Project Description:
The Air Force would like to develop new processes, procedures, and policies to achieve the objectives listed above.  The BTCC Round 2 CCA project will include a new series of industry engagements (telecons and workshops) to identify the opportunities and challenges related to formalizing and demonstrating a CCA process within the Air Force and in Industry and to define boundaries for industry participation.  Specific industry skillsets are desired to participate in this process, including:  systems engineering, tradespace analysis, cost estimating, mission effectiveness analysis, operations research, and contracting.  Information gathered from industry will be used to develop and demonstrate new processes, with the intent to define policies and procedures for future weapon systems and services.
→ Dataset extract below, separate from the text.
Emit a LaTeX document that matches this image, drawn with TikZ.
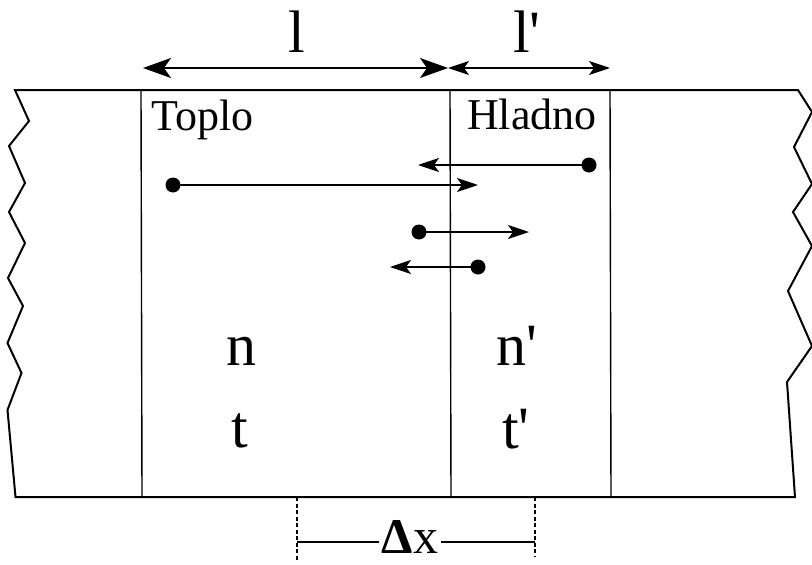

The anticipated deliverables from this project are policy updates in the following areas:  Statement of Work language, contract structures, acquisition strategy, and tech baseline agility and recommendations on how to address conflict of interest considerations and proprietary data concerns.

Lessons Learned:
Lessons learned indicated there were strong benefits from engaging industry to conduct CCA, including:

  • Broader materiel solution trade space options were possible when industry insights were incorporated;
  • Industry may understand solution space more completely, which can improve requirements definition;
  • Contractor-developed design configurations can be used to adjust technical requirements to reduce costs;
  • Contractor-provided cost data allow the government to better understand the top cost drivers for designs; and
  • Involving industry early and often for input into CCA allows programs to obtain the necessary information to adjust technical requirements to meet affordability targets.